Although a battery isolator is usually the preferred option, some systems may use a basic manual switch or alternative isolation methods. But these approaches require more hands-on control and careful monitoring.
How to choose the right battery isolator?
Choosing the right battery isolator requires careful consideration of your needs, battery types, and performance:
Battery Compatibility:
Lead-acid batteries: Use standard relay-based isolators with no voltage drop.
Lithium batteries: Use dedicated isolators or DC-DC chargers to avoid charging damage.
Current Rating & Thermal Design:
≤100A: Standard relay isolators work well for basic RV appliances.
>100A high-load: Use copper-heatsink designs with smart temperature control (for marine propulsion or industrial equipment).
Smart Features Priority:
For universal applications: Choose auto voltage-sensing models that connect at ≥13.3V, disconnect at ≤12.8V.
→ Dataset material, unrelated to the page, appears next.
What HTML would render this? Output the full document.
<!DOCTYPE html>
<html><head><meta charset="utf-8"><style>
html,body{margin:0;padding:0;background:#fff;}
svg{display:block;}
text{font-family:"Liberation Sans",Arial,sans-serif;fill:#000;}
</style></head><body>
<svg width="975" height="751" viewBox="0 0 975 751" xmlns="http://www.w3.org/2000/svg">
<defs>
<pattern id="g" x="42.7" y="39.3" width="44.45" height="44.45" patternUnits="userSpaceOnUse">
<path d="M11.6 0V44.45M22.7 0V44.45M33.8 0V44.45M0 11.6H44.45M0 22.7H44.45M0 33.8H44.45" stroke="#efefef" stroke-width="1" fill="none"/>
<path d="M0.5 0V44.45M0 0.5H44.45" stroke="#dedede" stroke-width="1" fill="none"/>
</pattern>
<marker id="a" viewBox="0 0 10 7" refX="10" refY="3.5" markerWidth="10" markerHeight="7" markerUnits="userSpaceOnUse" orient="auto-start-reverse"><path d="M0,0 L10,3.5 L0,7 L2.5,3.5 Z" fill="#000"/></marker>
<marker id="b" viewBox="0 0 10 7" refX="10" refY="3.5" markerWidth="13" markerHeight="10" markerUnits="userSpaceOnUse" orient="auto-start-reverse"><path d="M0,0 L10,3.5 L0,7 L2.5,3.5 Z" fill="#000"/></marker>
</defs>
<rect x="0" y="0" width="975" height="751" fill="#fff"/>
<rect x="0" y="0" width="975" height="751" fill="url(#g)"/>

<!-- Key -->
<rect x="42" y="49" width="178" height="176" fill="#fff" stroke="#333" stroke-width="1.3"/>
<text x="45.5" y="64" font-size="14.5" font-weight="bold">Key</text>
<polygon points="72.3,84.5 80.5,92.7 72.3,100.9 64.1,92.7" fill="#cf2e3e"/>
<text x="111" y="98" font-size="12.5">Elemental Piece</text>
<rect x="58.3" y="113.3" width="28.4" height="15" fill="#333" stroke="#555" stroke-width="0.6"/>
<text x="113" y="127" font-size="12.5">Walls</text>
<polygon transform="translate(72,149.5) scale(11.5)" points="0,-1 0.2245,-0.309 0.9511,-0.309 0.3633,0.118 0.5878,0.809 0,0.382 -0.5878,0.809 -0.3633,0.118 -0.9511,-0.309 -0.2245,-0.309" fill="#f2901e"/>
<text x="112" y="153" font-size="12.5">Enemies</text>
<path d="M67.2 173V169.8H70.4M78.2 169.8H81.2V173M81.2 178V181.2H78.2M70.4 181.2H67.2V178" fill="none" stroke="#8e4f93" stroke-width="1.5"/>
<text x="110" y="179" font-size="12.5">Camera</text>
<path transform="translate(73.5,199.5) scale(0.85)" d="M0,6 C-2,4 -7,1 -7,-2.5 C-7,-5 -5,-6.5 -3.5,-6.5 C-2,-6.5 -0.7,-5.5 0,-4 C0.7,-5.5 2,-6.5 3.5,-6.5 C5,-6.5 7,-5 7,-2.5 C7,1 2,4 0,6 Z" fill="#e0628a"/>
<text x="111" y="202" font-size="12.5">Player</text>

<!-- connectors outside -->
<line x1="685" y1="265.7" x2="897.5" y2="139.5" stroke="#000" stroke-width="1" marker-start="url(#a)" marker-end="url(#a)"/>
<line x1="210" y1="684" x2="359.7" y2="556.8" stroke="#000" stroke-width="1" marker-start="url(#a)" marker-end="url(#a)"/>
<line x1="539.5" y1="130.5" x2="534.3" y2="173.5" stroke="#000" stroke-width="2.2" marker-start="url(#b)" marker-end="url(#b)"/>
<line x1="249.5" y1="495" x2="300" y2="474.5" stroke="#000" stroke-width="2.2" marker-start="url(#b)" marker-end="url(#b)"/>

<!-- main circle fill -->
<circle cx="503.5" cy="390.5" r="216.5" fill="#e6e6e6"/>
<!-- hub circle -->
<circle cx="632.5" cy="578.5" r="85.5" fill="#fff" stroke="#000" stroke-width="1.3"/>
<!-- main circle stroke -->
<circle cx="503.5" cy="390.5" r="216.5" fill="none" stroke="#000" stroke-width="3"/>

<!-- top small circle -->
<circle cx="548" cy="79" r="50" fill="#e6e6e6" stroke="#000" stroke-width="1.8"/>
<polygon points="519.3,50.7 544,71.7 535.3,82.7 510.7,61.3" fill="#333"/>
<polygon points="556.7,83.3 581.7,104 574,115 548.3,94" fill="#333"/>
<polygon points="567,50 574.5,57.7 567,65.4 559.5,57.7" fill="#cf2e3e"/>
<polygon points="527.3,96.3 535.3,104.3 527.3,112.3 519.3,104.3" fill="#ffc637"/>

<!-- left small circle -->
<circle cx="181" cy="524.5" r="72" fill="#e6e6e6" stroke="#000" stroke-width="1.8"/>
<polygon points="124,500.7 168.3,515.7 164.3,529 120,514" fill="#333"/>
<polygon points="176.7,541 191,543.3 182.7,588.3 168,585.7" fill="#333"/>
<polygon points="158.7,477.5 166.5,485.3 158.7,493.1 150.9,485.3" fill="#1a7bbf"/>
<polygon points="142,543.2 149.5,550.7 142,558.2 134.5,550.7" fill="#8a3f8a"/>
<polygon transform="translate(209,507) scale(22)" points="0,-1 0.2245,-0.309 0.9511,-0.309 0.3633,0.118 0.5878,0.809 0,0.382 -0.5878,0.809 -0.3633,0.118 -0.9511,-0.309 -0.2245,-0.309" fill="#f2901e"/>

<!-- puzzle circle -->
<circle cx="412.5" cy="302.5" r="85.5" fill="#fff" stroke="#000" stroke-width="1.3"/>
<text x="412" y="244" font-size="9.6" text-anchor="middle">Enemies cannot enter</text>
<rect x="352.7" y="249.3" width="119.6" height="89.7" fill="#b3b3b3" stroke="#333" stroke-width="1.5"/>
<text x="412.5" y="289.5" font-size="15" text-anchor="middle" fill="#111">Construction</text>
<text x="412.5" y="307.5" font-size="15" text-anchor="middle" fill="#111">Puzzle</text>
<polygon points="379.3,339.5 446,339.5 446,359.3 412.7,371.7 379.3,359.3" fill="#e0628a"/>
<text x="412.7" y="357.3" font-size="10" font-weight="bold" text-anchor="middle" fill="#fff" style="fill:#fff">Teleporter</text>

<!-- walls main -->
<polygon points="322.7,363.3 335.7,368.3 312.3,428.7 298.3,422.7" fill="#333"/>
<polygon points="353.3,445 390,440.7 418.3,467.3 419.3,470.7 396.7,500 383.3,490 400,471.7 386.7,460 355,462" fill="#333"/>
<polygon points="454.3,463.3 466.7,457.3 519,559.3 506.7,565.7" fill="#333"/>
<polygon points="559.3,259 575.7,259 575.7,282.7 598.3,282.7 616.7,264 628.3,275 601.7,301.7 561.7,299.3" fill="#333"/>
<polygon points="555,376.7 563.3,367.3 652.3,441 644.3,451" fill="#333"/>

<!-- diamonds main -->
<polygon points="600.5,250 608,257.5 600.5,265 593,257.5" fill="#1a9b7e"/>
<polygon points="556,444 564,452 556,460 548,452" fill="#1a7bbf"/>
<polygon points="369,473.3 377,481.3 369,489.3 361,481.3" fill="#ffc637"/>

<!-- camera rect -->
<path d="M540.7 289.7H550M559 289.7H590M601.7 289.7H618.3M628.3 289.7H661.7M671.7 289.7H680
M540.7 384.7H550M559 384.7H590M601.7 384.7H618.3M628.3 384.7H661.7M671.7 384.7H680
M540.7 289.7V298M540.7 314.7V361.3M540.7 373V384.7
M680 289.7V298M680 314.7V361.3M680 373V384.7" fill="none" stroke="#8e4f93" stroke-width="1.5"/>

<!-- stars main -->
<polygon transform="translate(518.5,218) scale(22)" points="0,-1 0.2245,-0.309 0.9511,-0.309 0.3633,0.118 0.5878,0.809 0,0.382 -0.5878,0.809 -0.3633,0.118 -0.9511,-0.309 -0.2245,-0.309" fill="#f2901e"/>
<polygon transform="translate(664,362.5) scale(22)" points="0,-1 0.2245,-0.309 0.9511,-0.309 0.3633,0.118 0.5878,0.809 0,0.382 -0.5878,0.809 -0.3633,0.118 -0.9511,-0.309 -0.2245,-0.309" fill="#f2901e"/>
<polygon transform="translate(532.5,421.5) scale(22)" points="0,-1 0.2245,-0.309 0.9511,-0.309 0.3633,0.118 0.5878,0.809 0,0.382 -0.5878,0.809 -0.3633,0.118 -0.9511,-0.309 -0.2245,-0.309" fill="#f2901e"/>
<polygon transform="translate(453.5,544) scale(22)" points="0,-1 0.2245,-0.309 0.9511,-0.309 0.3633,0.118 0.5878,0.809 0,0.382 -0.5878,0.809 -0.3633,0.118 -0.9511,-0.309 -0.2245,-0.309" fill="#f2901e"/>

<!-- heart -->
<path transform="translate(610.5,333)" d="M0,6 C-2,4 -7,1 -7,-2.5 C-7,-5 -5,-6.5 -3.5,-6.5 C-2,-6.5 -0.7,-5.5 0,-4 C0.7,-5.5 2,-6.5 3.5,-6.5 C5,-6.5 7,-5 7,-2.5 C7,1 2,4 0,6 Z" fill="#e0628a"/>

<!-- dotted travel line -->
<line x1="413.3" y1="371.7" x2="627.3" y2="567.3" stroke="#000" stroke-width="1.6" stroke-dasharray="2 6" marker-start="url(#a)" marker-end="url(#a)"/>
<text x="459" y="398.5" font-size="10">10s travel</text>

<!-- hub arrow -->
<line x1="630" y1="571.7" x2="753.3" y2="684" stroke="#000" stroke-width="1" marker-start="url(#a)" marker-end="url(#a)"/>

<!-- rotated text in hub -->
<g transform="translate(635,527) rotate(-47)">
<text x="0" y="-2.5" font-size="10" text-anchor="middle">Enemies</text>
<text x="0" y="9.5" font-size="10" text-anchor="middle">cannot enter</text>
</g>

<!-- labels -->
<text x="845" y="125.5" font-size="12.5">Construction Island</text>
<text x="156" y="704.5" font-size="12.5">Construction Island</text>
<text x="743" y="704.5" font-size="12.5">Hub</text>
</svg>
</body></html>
Special applications, like remote monitoring for Bluetooth-enabled units.
Emergency Function:
A manual parallel override is crucial. This activates an auxiliary battery when the main battery drains, especially for off-grid systems
Low Energy and High-Safety Applications. NiMH batteries are more stable in low-power devices and are suitable for electric toothbrushes.
Key Application Scenarios
- Vehicles/RVs: Use a 150A+ relay isolator with voltage sensing.
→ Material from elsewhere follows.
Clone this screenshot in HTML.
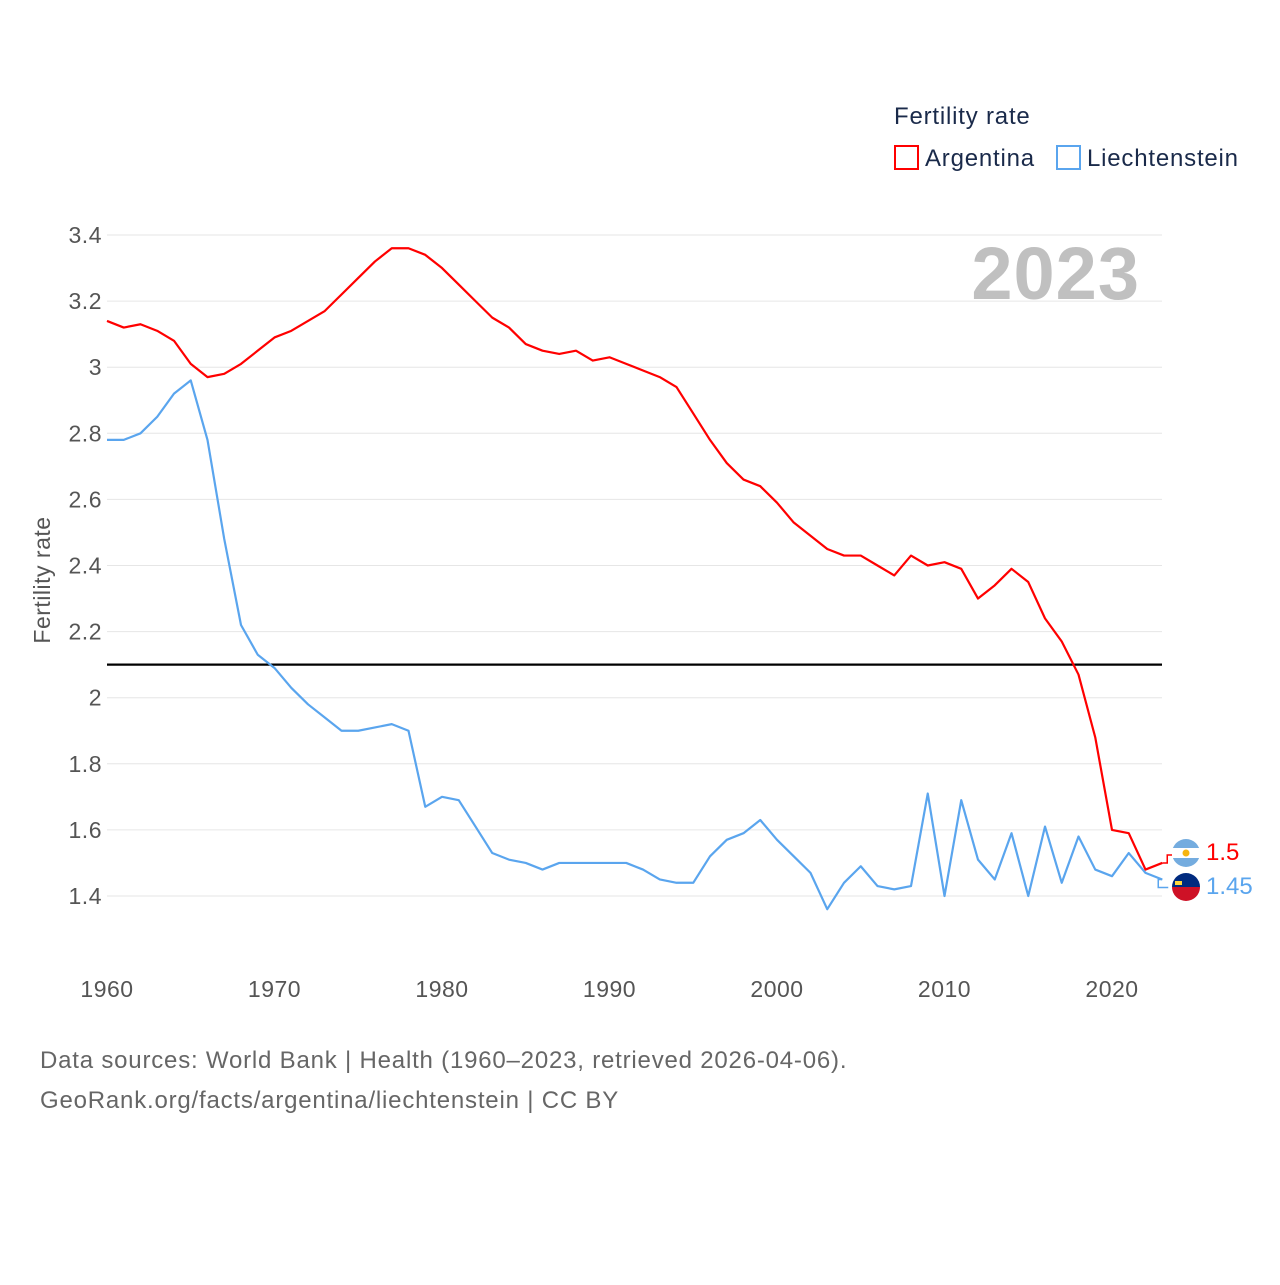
<!DOCTYPE html>
<html><head><meta charset="utf-8">
<style>
body{margin:0;background:#fff;width:1280px;height:1280px;overflow:hidden;font-family:"Liberation Sans",sans-serif}
</style></head>
<body>
<svg id="chart" width="1280" height="1280" xmlns="http://www.w3.org/2000/svg">
<text x="894" y="124" font-size="24" letter-spacing="0.8" fill="#1a2a4a">Fertility rate</text>
<g>
<rect x="895" y="146" width="23" height="23" fill="none" stroke="#f00" stroke-width="2"/>
<text x="925" y="166" font-size="24" letter-spacing="0.8" fill="#1a2a4a">Argentina</text></g>
<g>
<rect x="1057" y="146" width="23" height="23" fill="none" stroke="#5aa5ee" stroke-width="2"/>
<text x="1087" y="166" font-size="24" letter-spacing="0.8" fill="#1a2a4a">Liechtenstein</text></g>
<text x="1140" y="299" font-size="74" font-weight="bold" letter-spacing="1" fill="#c0c0c0" text-anchor="end">2023</text>
<text transform="translate(50,580) rotate(-90)" font-size="23" letter-spacing="0.5" fill="#555" text-anchor="middle">Fertility rate</text>
<g id="grid"></g><g id="ylabels"></g><g id="xlabels"></g><g id="lines"></g>
<text x="40" y="1068" font-size="24" letter-spacing="0.8" fill="#666">Data sources: World Bank | Health (1960–2023, retrieved 2026-04-06).</text>
<text x="40" y="1108" font-size="24" letter-spacing="0.8" fill="#666">GeoRank.org/facts/argentina/liechtenstein | CC BY</text>
</svg>
<script>
const years=[];for(let y=1960;y<=2023;y++)years.push(y);
const argentina=[3.14,3.12,3.13,3.11,3.08,3.01,2.97,2.98,3.01,3.05,3.09,3.11,3.14,3.17,3.22,3.27,3.32,3.36,3.36,3.34,3.30,3.25,3.20,3.15,3.12,3.07,3.05,3.04,3.05,3.02,3.03,3.01,2.99,2.97,2.94,2.86,2.78,2.71,2.66,2.64,2.59,2.53,2.49,2.45,2.43,2.43,2.40,2.37,2.43,2.40,2.41,2.39,2.30,2.34,2.39,2.35,2.24,2.17,2.07,1.88,1.60,1.59,1.48,1.50];
const liechtenstein=[2.78,2.78,2.80,2.85,2.92,2.96,2.78,2.48,2.22,2.13,2.09,2.03,1.98,1.94,1.90,1.90,1.91,1.92,1.90,1.67,1.70,1.69,1.61,1.53,1.51,1.50,1.48,1.50,1.50,1.50,1.50,1.50,1.48,1.45,1.44,1.44,1.52,1.57,1.59,1.63,1.57,1.52,1.47,1.36,1.44,1.49,1.43,1.42,1.43,1.71,1.40,1.69,1.51,1.45,1.59,1.40,1.61,1.44,1.58,1.48,1.46,1.53,1.47,1.45];
const yTicks=[1.4,1.6,1.8,2,2.2,2.4,2.6,2.8,3,3.2,3.4];
const xTicks=[1960,1970,1980,1990,2000,2010,2020];
const replacement=2.1;
const NS="http://www.w3.org/2000/svg";
const X=y=>107+(y-1960)*16.75;
const Y=v=>896-(v-1.4)*330.5;
function mk(t,a,p){const e=document.createElementNS(NS,t);for(const k in a)e.setAttribute(k,a[k]);p.appendChild(e);return e;}
const grid=document.getElementById('grid'),yl=document.getElementById('ylabels'),xl=document.getElementById('xlabels'),ln=document.getElementById('lines');
yTicks.forEach(v=>{
 const g=mk('line',{x1:107,x2:1162,y1:Y(v),y2:Y(v),stroke:'#e6e6e6','stroke-width':1},grid);
 
 
 const t=mk('text',{x:102,y:Y(v)+8,'font-size':23,'letter-spacing':0.5,fill:'#555','text-anchor':'end'},yl);
 t.textContent=String(v);
 
 
});
xTicks.forEach(v=>{
 const t=mk('text',{x:X(v),y:997,'font-size':23,'letter-spacing':0.5,fill:'#555','text-anchor':'middle'},xl);
 t.textContent=String(v);
 
 
});
const r=mk('line',{x1:107,x2:1162,y1:Y(replacement),y2:Y(replacement),stroke:'#000','stroke-width':2.2},ln);


function series(d,c,name){
 const p=mk('polyline',{points:d.map((v,i)=>X(years[i])+','+Y(v)).join(' '),fill:'none',stroke:c,'stroke-width':2.2,'stroke-linejoin':'round'},ln);
 
 
}
series(liechtenstein,'#5aa5ee','liechtenstein-line');
series(argentina,'#f00','argentina-line');
const ay=Y(argentina[argentina.length-1]),ly=Y(liechtenstein[liechtenstein.length-1]);
const ex=X(2023);
const fa=mk('g',{},ln);


mk('path',{d:`M${ex} ${ay} h5 v-8 h6`,stroke:'#f00',fill:'none','stroke-width':1.5},fa);
mk('circle',{cx:1186,cy:853,r:14,fill:'#74acdf'},fa);
mk('rect',{x:1172,y:848,width:28,height:10,fill:'#fff'},fa);
mk('circle',{cx:1186,cy:853,r:3.5,fill:'#f6b40e'},fa);
const fl=mk('g',{},ln);


mk('path',{d:`M${ex} ${ly} h-4 v8 h10`,stroke:'#5aa5ee',fill:'none','stroke-width':1.5},fl);
mk('path',{d:'M1172 887 a14 14 0 0 1 28 0 z',fill:'#002b7f'},fl);
mk('path',{d:'M1172 887 a14 14 0 0 0 28 0 z',fill:'#ce1126'},fl);
mk('rect',{x:1175,y:881,width:7,height:4,fill:'#ffd83d'},fl);
const ta=mk('text',{x:1206,y:860,'font-size':24,fill:'#f00'},ln);
ta.textContent=argentina[argentina.length-1].toFixed(1);


const tl=mk('text',{x:1206,y:894,'font-size':24,fill:'#5aa5ee'},ln);
tl.textContent=String(liechtenstein[liechtenstein.length-1]);


</script>
</body></html>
- Marine/Energy Storage: Choose 300A thermal-optimized models compatible with lithium packs.
- Industrial Backup Power: Use certified isolators with ≥5000VRMS isolation voltage.
How to install a battery isolator
Universal Installation Steps
- Primary Power Positive Connection
Run ≥25mm² high-temp copper cable from primary power source (vehicle battery/main battery bank) to isolator’s “BAT1” or “Primary” port.
Mandatory Fuse: Install a 150A-300A fuse (lead-acid) / 125% load current fuse (lithium) ≤30cm from the power source.
- Secondary Battery Wiring
Connect isolator’s “BAT2” or “Aux” port → secondary battery positive (same cable gauge).
Grounding Principle: Secondary battery negative → nearest metal frame/ground rod (vehicle chassis or grounding spike for stationary systems)
- Control System Activation
Vehicular: Wire isolator control line to ACC ignition signal (e.g., cigarette lighter fuse slot).
Stationary: Connect to manual switch OR auto-sensing module (engage ≥13.3V / disconnect ≤12.8V).
Always ground the isolator metal casing.
- Emergency Override (Optional)
Extend wires from isolator’s “Normally Open (NO)” terminals → momentary switch.
Press to force parallel connection during primary power failure.
FAQ about Battery isolator
Difference between battery isolator and voltage-sensitive relay (VSR)
A battery isolator controls current flow to protect batteries in dual systems. A VSR is a type of isolator. It connects and disconnects automatically based on voltage levels. For example, it connects at 13.3V or higher and disconnects at 12.8V or lower.
What is the Best battery isolator for an RV?
For RVs, a high-current relay-based isolator (150A+) with automatic voltage sensing is best. It protects the starter battery and simplifies circuit design.
Battery Isolator vs. Battery Splitter
A battery isolator stops simultaneous discharge. It keeps batteries separate for protection. A battery splitter connects batteries in parallel but lacks these safeguards.
Should the battery isolator be on positive or negative?
Battery isolators are installed at the positive terminal for safer and more convenient use. The device does not carry high-voltage electricity after disconnecting the positive terminal, avoiding the risk of electric shock.
Can a Battery Isolator Prevent Theft?
The battery isolator itself does not have an anti-theft function, but it can assist in anti-theft. Firstly, cut-off power isolators reduce the value of theft. Without matching devices, the battery is hard to resell. Secondly, the isolator’s complex structure delays the theft process. Thirdly, the isolator is connected to an anti-theft device to form an anti-theft system, such as an alarm and GPS positioning.